Written exercise -
Find every line in the records below that holds the word "with" and copy it.

Data to process -

-- start --

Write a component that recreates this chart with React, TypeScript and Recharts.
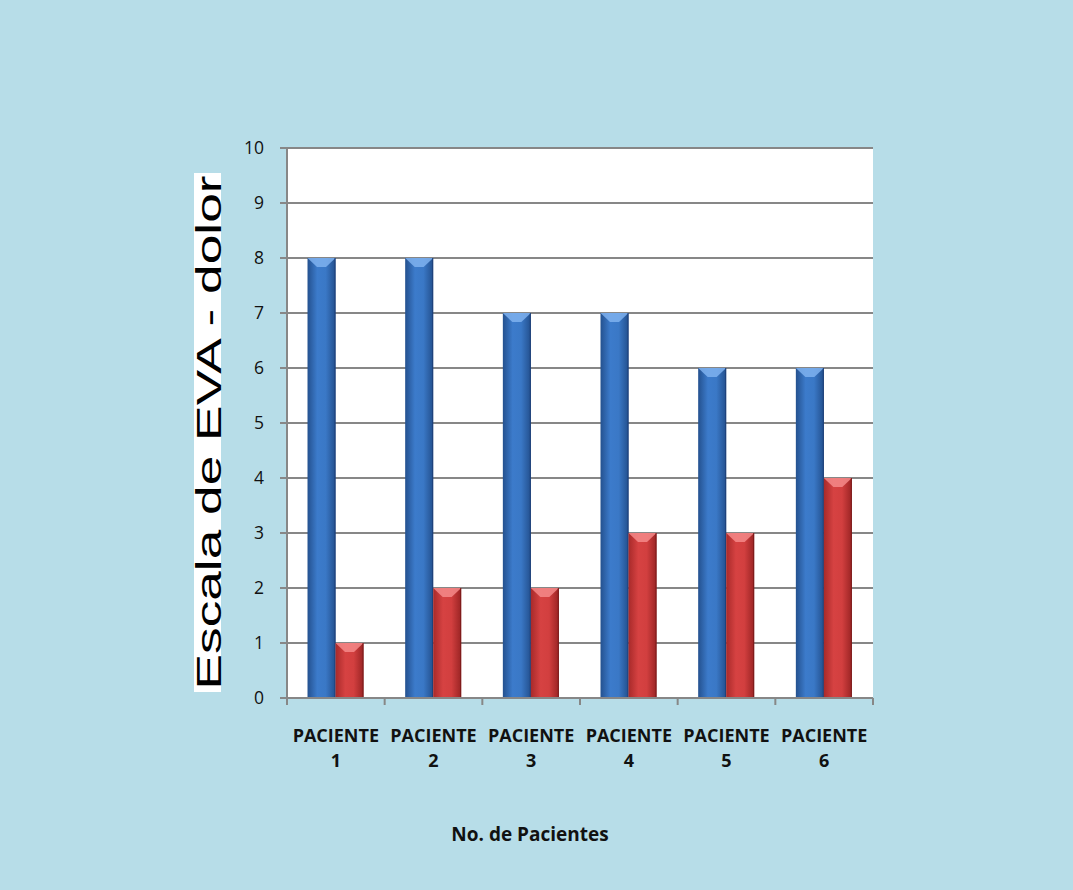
import React from "react";
import { BarChart, Bar, XAxis, YAxis, CartesianGrid } from "recharts";

const pacientes = ["PACIENTE 1", "PACIENTE 2", "PACIENTE 3", "PACIENTE 4", "PACIENTE 5", "PACIENTE 6"];
const evaAntes = [8, 8, 7, 7, 6, 6];
const evaDespues = [1, 2, 2, 3, 3, 4];
const yTicks = [0, 1, 2, 3, 4, 5, 6, 7, 8, 9, 10];

const data = pacientes.map((name, i) => ({
  name,
  antes: evaAntes[i],
  despues: evaDespues[i],
}));

const W = 1073;
const H = 890;
const PLOT_LEFT = 287;
const PLOT_RIGHT = 873;
const BAND = (PLOT_RIGHT - PLOT_LEFT) / pacientes.length;
const GRID = "#878787";
const FONT = "'Open Sans', 'Liberation Sans', sans-serif";

// bevelled bar: gradient body plus a lighter top face
function makeBevelBar(gradId: string, topColor: string, edge: string) {
  return (props: any) => {
    const { x, y, width, height } = props;
    if (!height || height <= 0) return null;
    const bev = Math.min(9, height / 2);
    const inset = width * 0.34;
    return (
      <g>
        <rect x={x} y={y} width={width} height={height} fill={`url(#${gradId})`} />
        <polygon
          points={`${x},${y} ${x + width},${y} ${x + width - inset},${y + bev} ${x + inset},${y + bev}`}
          fill={topColor}
          opacity={0.85}
        />
        <line x1={x + width - 0.5} y1={y} x2={x + width - 0.5} y2={y + height} stroke={edge} strokeWidth={1} />
      </g>
    );
  };
}

const BlueBar = makeBevelBar("gradAzul", "#7fb2ee", "#1d3f78");
const RedBar = makeBevelBar("gradRojo", "#f58a8a", "#7a1a1a");

function PacienteTick(props: any) {
  const { x, y, payload, index } = props;
  const [word, num] = String(payload.value).split(" ");
  const left = x - BAND / 2;
  return (
    <g>
      <line x1={left} y1={y} x2={left} y2={y + 7} stroke={GRID} strokeWidth={2} />
      {index === pacientes.length - 1 && (
        <line x1={x + BAND / 2} y1={y} x2={x + BAND / 2} y2={y + 7} stroke={GRID} strokeWidth={2} />
      )}
      <text x={x} y={y + 44} textAnchor="middle" fontFamily={FONT} fontWeight={700} fontSize={18} fill="#111">
        {word}
      </text>
      <text x={x} y={y + 69} textAnchor="middle" fontFamily={FONT} fontWeight={700} fontSize={18} fill="#111">
        {num}
      </text>
    </g>
  );
}

function YTitle() {
  return (
    <g>
      <rect x={194} y={173} width={27} height={519} fill="#ffffff" />
      <text
        transform="translate(221, 432.5) rotate(-90)"
        textAnchor="middle"
        fontFamily="'Liberation Sans', Arial, sans-serif"
        fontSize={35}
        textLength={514}
        lengthAdjust="spacingAndGlyphs"
        fill="#000"
      >
        Escala de EVA - dolor
      </text>
    </g>
  );
}

function XTitle() {
  return (
    <text x={530} y={841} textAnchor="middle" fontFamily={FONT} fontWeight={700} fontSize={19} fill="#111">
      No. de Pacientes
    </text>
  );
}

export default function App() {
  return (
    <div style={{ position: "absolute", left: 0, top: 0, width: W, height: H, background: "#b7dde8" }}>
      <BarChart
        width={W}
        height={H}
        data={data}
        margin={{ top: 148, right: W - PLOT_RIGHT, left: PLOT_LEFT - 60, bottom: 132 }}
        barCategoryGap="21%"
        barGap={0}
      >
        <defs>
          <linearGradient id="gradAzul" x1="0" y1="0" x2="1" y2="0">
            <stop offset="0%" stopColor="#24518f" />
            <stop offset="35%" stopColor="#3c7bcb" />
            <stop offset="65%" stopColor="#3a78c6" />
            <stop offset="100%" stopColor="#23508e" />
          </linearGradient>
          <linearGradient id="gradRojo" x1="0" y1="0" x2="1" y2="0">
            <stop offset="0%" stopColor="#a82a2a" />
            <stop offset="35%" stopColor="#d64242" />
            <stop offset="65%" stopColor="#d23f3f" />
            <stop offset="100%" stopColor="#9a2424" />
          </linearGradient>
        </defs>
        <CartesianGrid vertical={false} fill="#ffffff" stroke={GRID} strokeWidth={2} />
        <XAxis
          dataKey="name"
          height={60}
          axisLine={{ stroke: GRID, strokeWidth: 2 }}
          tickLine={false}
          tickSize={0}
          tickMargin={0}
          interval={0}
          tick={<PacienteTick />}
          label={<XTitle />}
        />
        <YAxis
          width={60}
          domain={[0, 10]}
          ticks={yTicks}
          interval={0}
          axisLine={{ stroke: GRID, strokeWidth: 2 }}
          tickLine={{ stroke: GRID, strokeWidth: 2 }}
          tickSize={7}
          tickMargin={16}
          tick={{ fill: "#111", fontSize: 17.5, fontFamily: FONT }}
          label={<YTitle />}
        />
        <Bar dataKey="antes" fill="#3a78c6" shape={BlueBar} isAnimationActive={false} />
        <Bar dataKey="despues" fill="#d23f3f" shape={RedBar} isAnimationActive={false} />
      </BarChart>
    </div>
  );
}
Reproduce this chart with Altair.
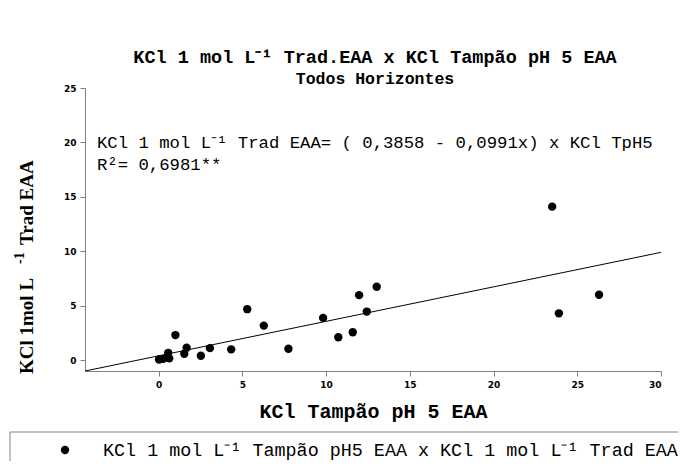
import altair as alt
import pandas as pd

# --- data ---
x_vals = [0.02, 0.27, 0.63, 0.57, 1.0, 1.53, 1.67, 2.52, 3.06, 4.33, 5.29, 6.28,
          7.75, 9.82, 10.73, 11.59, 11.97, 12.43, 13.02, 23.5, 23.9, 26.3]
y_vals = [0.06, 0.12, 0.16, 0.67, 2.3, 0.58, 1.14, 0.40, 1.1, 0.99, 4.68, 3.17,
          1.04, 3.88, 2.10, 2.56, 5.97, 4.46, 6.74, 14.1, 4.3, 6.0]
fit_x = [-4.4, 30.0]
fit_y = [-1.0, 9.9]
x_ticks = [0, 5, 10, 15, 20, 25, 30]
y_ticks = [0, 5, 10, 15, 20, 25]

title_1 = "KCl 1 mol L⁻¹ Trad.EAA x KCl Tampão pH 5 EAA"
title_2 = "Todos Horizontes"
x_title = "KCl Tampão pH 5 EAA"
y_title_a = "KCl 1mol L"
y_title_sup = "-1"
y_title_b = "Trad EAA"
eq_text = "KCl 1 mol L⁻¹ Trad EAA= ( 0,3858 - 0,0991x) x KCl TpH5"
r2_text = "R²= 0,6981**"
legend_text = "KCl 1 mol L⁻¹ Tampão pH5 EAA x  KCl 1 mol L⁻¹ Trad EAA"

pts = pd.DataFrame({"x": x_vals, "y": y_vals})
fit = pd.DataFrame({"x": fit_x, "y": fit_y})

xs = alt.Scale(domain=[-4.4, 30], nice=False, zero=False)
ys = alt.Scale(domain=[-1, 25], nice=False, zero=False)

MONO = "Liberation Mono"

axis_common = dict(domainColor="#808080", tickColor="#808080", tickSize=5,
                   labelFont="DejaVu Sans", labelFontWeight="bold", labelFontSize=9,
                   labelColor="black", grid=False)

points = alt.Chart(pts).mark_point(filled=True, color="black", size=70, opacity=1).encode(
    x=alt.X("x:Q", scale=xs,
            axis=alt.Axis(values=x_ticks, title=x_title, titleFont=MONO,
                          titleFontWeight="bold", titleFontSize=20, titleColor="black",
                          titleY=40, titleBaseline="middle", labelPadding=4, **axis_common)),
    y=alt.Y("y:Q", scale=ys,
            axis=alt.Axis(values=y_ticks, title=None, labelPadding=4, **axis_common)),
)

line = alt.Chart(fit).mark_line(color="black", strokeWidth=1).encode(
    x=alt.X("x:Q", scale=xs), y=alt.Y("y:Q", scale=ys))


def txt(s, x, y, size, weight="normal", font=MONO, align="left", angle=0,
        baseline="middle"):
    kw = dict(align=align, baseline=baseline, font=font, fontSize=size,
              fontWeight=weight, color="black")
    if angle:
        kw["angle"] = angle
    return alt.Chart(pd.DataFrame({"t": [s]})).mark_text(**kw).encode(
        text="t:N", x=alt.value(x), y=alt.value(y))


texts = [
    txt(title_1, 290, -31, 18.5, "bold", align="center"),
    txt(title_2, 290, -9, 16.5, "bold", align="center"),
    txt(eq_text, 12, 55, 17.3),
    txt(r2_text, 12, 77, 17.3),
    txt(y_title_a, -52, 286, 19, "bold", font="Liberation Serif", angle=270,
        baseline="alphabetic"),
    txt(y_title_sup, -61, 176, 14, "bold", font="Liberation Serif", angle=270,
        baseline="alphabetic"),
    txt(y_title_b, -52, 157, 19, "bold", font="Liberation Serif", angle=270,
        baseline="alphabetic"),
    txt(legend_text, 18, 362, 18.4),
]

legend_box = alt.Chart(pd.DataFrame({"a": [0]})).mark_rect(
    fillOpacity=0, stroke="#808080", strokeWidth=1).encode(
    x=alt.value(-75), x2=alt.value(640), y=alt.value(344), y2=alt.value(420))
legend_dot = alt.Chart(pd.DataFrame({"a": [0]})).mark_point(
    filled=True, color="black", size=70, opacity=1).encode(
    x=alt.value(-20), y=alt.value(362))

chart = alt.layer(line, points, legend_box, legend_dot, *texts).properties(
    width=576, height=283,
    autosize=alt.AutoSizeParams(type="none"),
    padding={"left": 77, "top": 80, "right": 17, "bottom": 90},
    background="white",
).configure_view(strokeWidth=0)

chart.save("out.html", embed_options={"renderer": "svg", "actions": False})
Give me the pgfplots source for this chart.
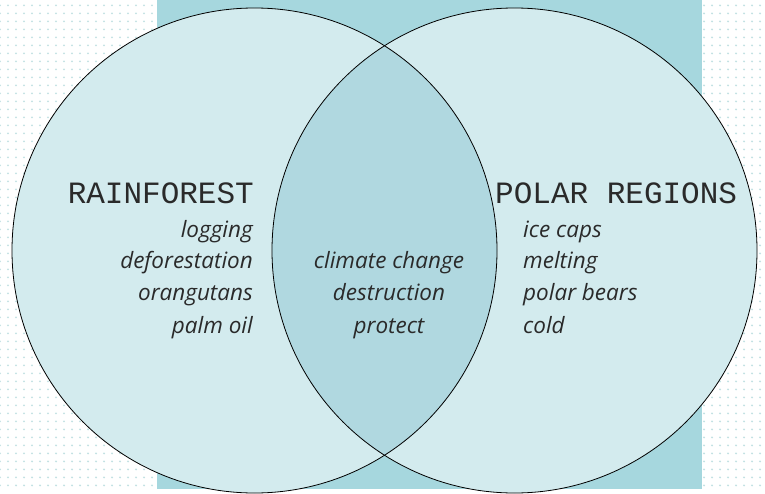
\documentclass[border=0pt]{standalone}
\usepackage{pgfplots}
\pgfplotsset{compat=1.18}
\usepackage{fontspec}
\usetikzlibrary{patterns.meta}
\newfontfamily\titlefont{Liberation Mono}
\newfontfamily\handfont{Open Sans}
\definecolor{rectc}{HTML}{A6D7DE}
\definecolor{circc}{HTML}{D3EBEE}
\definecolor{overc}{HTML}{B0D8E0}
\definecolor{dotc}{HTML}{C2E1E3}
\definecolor{txt}{HTML}{2A2A2A}
\tikzset{ttl/.style={inner sep=0pt, text=txt, font=\titlefont\fontsize{31bp}{31bp}\selectfont},
  itm/.style={inner sep=0pt, text=txt, font=\handfont\itshape\fontsize{22.5bp}{22.5bp}\selectfont}}
\begin{document}
\begin{tikzpicture}
\begin{axis}[width=765bp, height=489bp, scale only axis,
  xmin=0, xmax=765, ymin=0, ymax=489, y dir=reverse,
  hide axis, clip=false]
% background with dots
\fill[white] (axis cs:0,0) rectangle (axis cs:765,489);
\fill[pattern={Dots[radius=1.1bp, distance=8bp]}, pattern color=dotc] (axis cs:0,0) rectangle (axis cs:765,489);
% teal rectangle
\fill[rectc] (axis cs:157,0) rectangle (axis cs:702,489);
% circles
\fill[circc] (axis cs:254.5,250.5) circle[radius=242.5];
\fill[circc] (axis cs:514.5,250.5) circle[radius=242.5];
\begin{scope}
\clip (axis cs:254.5,250.5) circle[radius=242.5];
\fill[overc] (axis cs:514.5,250.5) circle[radius=242.5];
\end{scope}
\draw[black, line width=0.8bp] (axis cs:254.5,250.5) circle[radius=242.5];
\draw[black, line width=0.8bp] (axis cs:514.5,250.5) circle[radius=242.5];
% titles
\node[ttl, anchor=base east] at (axis cs:254,203) {RAINFOREST};
\node[ttl, anchor=base west] at (axis cs:495,203) {POLAR REGIONS};
% left items
\node[itm, anchor=base east] at (axis cs:253,237) {logging};
\node[itm, anchor=base east] at (axis cs:253,268) {deforestation};
\node[itm, anchor=base east] at (axis cs:253,300) {orangutans};
\node[itm, anchor=base east] at (axis cs:253,333) {palm oil};
% middle items
\node[itm, anchor=base] at (axis cs:389,268) {climate change};
\node[itm, anchor=base] at (axis cs:389,300) {destruction};
\node[itm, anchor=base] at (axis cs:389,333) {protect};
% right items
\node[itm, anchor=base west] at (axis cs:523,237) {ice caps};
\node[itm, anchor=base west] at (axis cs:523,268) {melting};
\node[itm, anchor=base west] at (axis cs:523,300) {polar bears};
\node[itm, anchor=base west] at (axis cs:523,333) {cold};
\end{axis}
\end{tikzpicture}
\end{document}
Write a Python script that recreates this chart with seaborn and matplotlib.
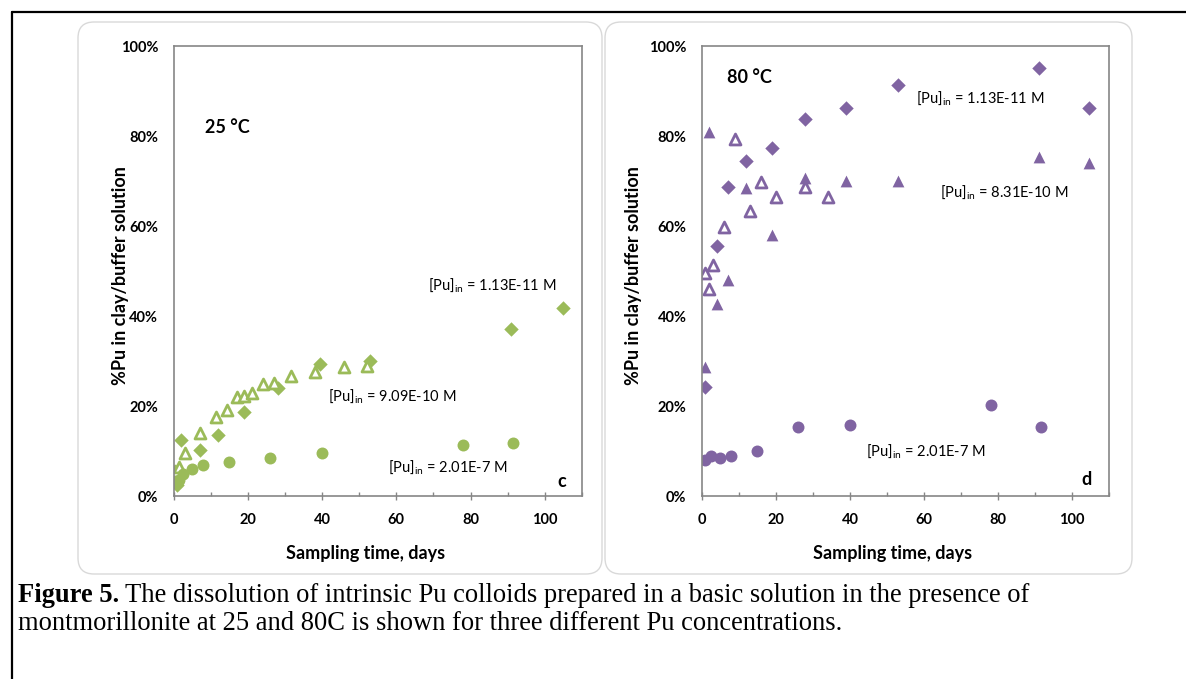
import pandas as pd
import matplotlib
matplotlib.use('Agg')
import matplotlib.pyplot as plt
import seaborn as sns
from matplotlib.patches import FancyBboxPatch
from matplotlib.lines import Line2D
from matplotlib.transforms import IdentityTransform
from matplotlib.ticker import MultipleLocator, PercentFormatter

sns.set_theme(style='white')
plt.rcParams['font.family'] = ['Lato', 'DejaVu Sans']
plt.rcParams['text.color'] = 'black'
plt.rcParams['axes.labelcolor'] = 'black'
plt.rcParams['xtick.labelcolor'] = 'black'
plt.rcParams['ytick.labelcolor'] = 'black'

# 색상 (Excel 기본 팔레트)
green = '#9BBB59'
purple = '#8064A2'

# ---- 25 °C 데이터 ----
t25_d = [1, 1, 2, 7, 12, 19, 28, 39.5, 53, 91, 105]
p25_d = [2.5, 4.0, 12.4, 10.2, 13.6, 18.7, 24.1, 29.3, 30.0, 37.1, 41.7]
t25_t = [0.5, 1.5, 3, 7, 11.5, 14.5, 17, 19, 21, 24, 27, 31.5, 38, 46, 52]
p25_t = [5.5, 6.5, 9.5, 13.9, 17.6, 19.1, 22.1, 22.2, 22.8, 25.0, 25.2, 26.7, 27.5, 28.6, 28.9]
t25_c = [1, 1.5, 2.5, 5, 8, 15, 26, 40, 78, 91.5]
p25_c = [3.0, 3.6, 4.8, 5.9, 6.8, 7.6, 8.4, 9.5, 11.4, 11.7]

# ---- 80 °C 데이터 ----
t80_d = [1, 4, 7, 12, 19, 28, 39, 53, 91, 104.5]
p80_d = [24.3, 55.6, 68.6, 74.5, 77.4, 83.8, 86.3, 91.3, 95.2, 86.3]
t80_tf = [1, 2, 4, 7, 12, 19, 28, 39, 53, 91, 104.5]
p80_tf = [28.7, 81.0, 42.6, 48.0, 68.4, 58.1, 70.7, 70.0, 69.9, 75.4, 74.1]
t80_to = [1, 2, 3, 6, 9, 13, 16, 20, 28, 34]
p80_to = [49.5, 46.1, 51.3, 59.8, 79.3, 63.3, 69.7, 66.5, 68.7, 66.5]
t80_c = [1, 2.5, 5, 8, 15, 26, 40, 78, 91.5]
p80_c = [8.0, 9.0, 8.4, 9.0, 10.1, 15.4, 15.8, 20.2, 15.3]

W, H = 1186, 679
fig = plt.figure(figsize=(W / 100, H / 100), dpi=100)

# 문서 테두리
fig.add_artist(Line2D([12, W], [H - 12, H - 12], color='black', lw=1.6,
                      transform=IdentityTransform(), zorder=-2))
fig.add_artist(Line2D([12, 12], [0, H - 12], color='black', lw=1.6,
                      transform=IdentityTransform(), zorder=-2))

# 둥근 패널 배경
for x0, x1 in [(78, 602), (605, 1132)]:
    fig.add_artist(FancyBboxPatch((x0, H - 574), x1 - x0, 574 - 22,
                                  boxstyle='round,pad=0,rounding_size=16',
                                  fc='white', ec='#d9d9d9', lw=1.0,
                                  transform=IdentityTransform(), zorder=-1))


def pos(x0, x1):
    return [x0 / W, (H - 496) / H, (x1 - x0) / W, 450 / H]


def label(ax, x, y, conc):
    ax.text(x, y, '[Pu]$_{\\mathregular{in}}$ = ' + conc, transform=ax.transAxes,
            fontsize=10.5, ha='left', va='center')


def style_axes(ax, ylab_x):
    ax.set_xlim(0, 110)
    ax.set_ylim(0, 100)
    ax.xaxis.set_major_locator(MultipleLocator(20))
    ax.xaxis.set_minor_locator(MultipleLocator(10))
    ax.yaxis.set_major_locator(MultipleLocator(20))
    ax.yaxis.set_major_formatter(PercentFormatter(decimals=0))
    ax.set_xticks([0, 20, 40, 60, 80, 100])
    ax.tick_params(axis='x', which='major', direction='inout', length=6, width=1,
                   color='#868686', pad=9, labelsize=10.5, bottom=True)
    ax.tick_params(axis='x', which='minor', direction='in', length=3, width=1,
                   color='#868686', bottom=True)
    ax.tick_params(axis='y', length=0, pad=11, labelsize=10.5)
    for lab in ax.get_xticklabels() + ax.get_yticklabels():
        lab.set_fontweight('bold')
    for sp in ax.spines.values():
        sp.set_color('#868686')
        sp.set_linewidth(1.2)
        sp.set_visible(True)
    ax.set_xlabel('Sampling time, days', fontsize=13, fontweight='bold')
    ax.set_ylabel('%Pu in clay/buffer solution', fontsize=13, fontweight='bold')
    ax.xaxis.set_label_coords(0.469, -0.108)
    ax.yaxis.set_label_coords(ylab_x, 0.49)
    ax.grid(False)
    ax.set_facecolor('white')


ax1 = fig.add_axes(pos(173.6, 582))
ax2 = fig.add_axes(pos(701.7, 1109.3))

# 25 °C
sns.scatterplot(x=t25_d, y=p25_d, marker='D', s=54, color=green, linewidth=0, ax=ax1)
sns.scatterplot(x=t25_t, y=p25_t, marker='^', s=62, color='white', edgecolor=green,
                linewidth=2, ax=ax1)
sns.scatterplot(x=t25_c, y=p25_c, marker='o', s=74, color=green, linewidth=0, ax=ax1)
style_axes(ax1, -0.11)
ax1.text(0.077, 0.818, '25 °C', transform=ax1.transAxes, fontsize=13,
         fontweight='bold', ha='left', va='center')
label(ax1, 0.623, 0.468, '1.13E-11 M')
label(ax1, 0.378, 0.220, '9.09E-10 M')
label(ax1, 0.525, 0.062, '2.01E-7 M')
ax1.text(0.951, 0.033, 'c', transform=ax1.transAxes, fontsize=13,
         fontweight='bold', ha='center', va='center')

# 80 °C
sns.scatterplot(x=t80_d, y=p80_d, marker='D', s=54, color=purple, linewidth=0, ax=ax2)
sns.scatterplot(x=t80_tf, y=p80_tf, marker='^', s=72, color=purple, linewidth=0, ax=ax2)
sns.scatterplot(x=t80_to, y=p80_to, marker='^', s=62, color='white', edgecolor=purple,
                linewidth=2, ax=ax2)
sns.scatterplot(x=t80_c, y=p80_c, marker='o', s=74, color=purple, linewidth=0, ax=ax2)
style_axes(ax2, -0.147)
ax2.text(0.062, 0.929, '80 °C', transform=ax2.transAxes, fontsize=13,
         fontweight='bold', ha='left', va='center')
label(ax2, 0.526, 0.882, '1.13E-11 M')
label(ax2, 0.585, 0.673, '8.31E-10 M')
label(ax2, 0.403, 0.098, '2.01E-7 M')
ax2.text(0.945, 0.036, 'd', transform=ax2.transAxes, fontsize=13,
         fontweight='bold', ha='center', va='center')

# 캡션
cap_font = ['Liberation Serif', 'DejaVu Serif']
fs = 19.1
y1 = (H - 596) / H
y2 = (H - 624) / H
t_bold = fig.text(18 / W, y1, 'Figure 5.', family=cap_font, fontsize=fs,
                  fontweight='bold', va='center', ha='left', color='black')
r = fig.canvas.get_renderer()
bb = t_bold.get_window_extent(r)
fig.text((bb.x1 + 6) / W, y1,
         'The dissolution of intrinsic Pu colloids prepared in a basic solution in the presence of',
         family=cap_font, fontsize=fs, va='center', ha='left', color='black')
fig.text(18 / W, y2,
         'montmorillonite at 25 and 80C is shown for three different Pu concentrations.',
         family=cap_font, fontsize=fs, va='center', ha='left', color='black')

fig.savefig('out.png', dpi=100)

-- end --

Written answer -
Write a component that recreates this chart with React, TypeScript and Recharts.
Reproduce this chart with Altair.
% background with dots
Write a Python script that recreates this chart with seaborn and matplotlib.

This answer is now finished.